Staff Writer
Senior African Development Bank officials recently undertook a three-day business mission to Zimbabwe, where they discussed the development of the private sector and how Zimbabwe could best utilize its renewable energy resources.
The bank’s vice president for power, energy, climate and green growth, Dr Kevin Kariuki, and its vice president for private sector, infrastructure and industrialization, Mr. Solomon Quaynor, both met with senior Zimbabwean government officials and business leaders in Harare last week.
Kariuki and Quaynor met with the Finance and Economic Development Minister Mthuli Ncube, the Energy and Power Development Minister Soda Zhemu.
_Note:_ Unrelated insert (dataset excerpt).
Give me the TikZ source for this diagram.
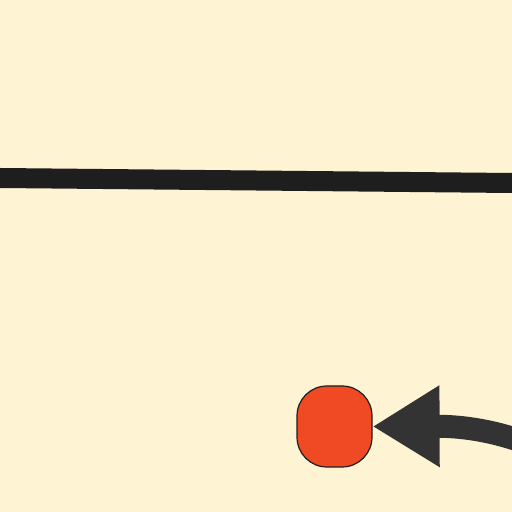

Others were Deputy Governor of the Reserve Bank of Zimbabwe Jesimen Chipika, Deputy Minister of Lands, Agriculture, Fisheries, Water, Climate and Rural Development Vangelis Haritatos, and representatives of Zambezi River Authority and the Southern Africa Power Pool, both transnational entities.
At a Harare press conference following the meetings, Zhemu commended the African Development Bank for its continued investment in Zimbabwe’s power sector.
“The government of Zimbabwe appreciates the African Development Bank’s support and involvement, particularly in the Kariba Dam Rehabilitation project ($32 million), the ZimFund Emergency Power Infrastructure Rehabilitation project ($59.5 million), the Alaska-Karoi Transmission Reinforcement project ($19 million) and the Energy Sector Reform Support project ($3.5 million),” Zhemu said.
Kariuki also stated that the bank is pleased to assist the country in unlocking energy sector reforms in order to create a stable energy sector that ensures economic growth can continue to accelerate without being hampered by power outages.
“We are happy to assist Zimbabwe in implementing key energy reforms to create a vibrant energy sector,” Kariuki said.
He cited the bank’s role in developing the Batoka Gorge Hydro Power project, which is expected to boost the supply of electricity within the wider Southern Africa Development Community region.
Meanwhile, the government is negotiating a framework agreement with Sky-power Global, a major solar company based in the United Arab Emirates, to build a 500 MW solar station.
The framework agreement is required in order for Sky-power Global and ZESA Holding to negotiate a power purchase agreement as well as other power generation-related agreements. Sky-power will build the stations, but only if ZESA agrees to buy the power at the agreed-upon price.
Ncube underscored the Zimbabwe government’s progress in tackling the economy’s structural and fiscal bottlenecks. He also noted the importance of the private sector.
Quaynor also urged the country’s Reserve Bank and the business community to work together to improve the country’s foreign exchange situation. He stated that this would open up more opportunities for private-sector investment.
“The African Development Bank would like to deepen our work in the private sector overall, and specifically with respect to investments in economic corridor transport and logistics infrastructure,” Quaynor said.
He enumerated the potential benefits of improved rail and road infrastructure to Zimbabwe, which serves as an important transit point for goods destined for ports in Mozambique and South Africa.
The African Development Bank’s Country Manager for Zimbabwe, Moono Mupotola, and other bank officials accompanied Kariuki and Quaynor.
In July, African Development Bank President Akinwumi Adesina visited the country for discussions with the government about clearing the country’s arrears.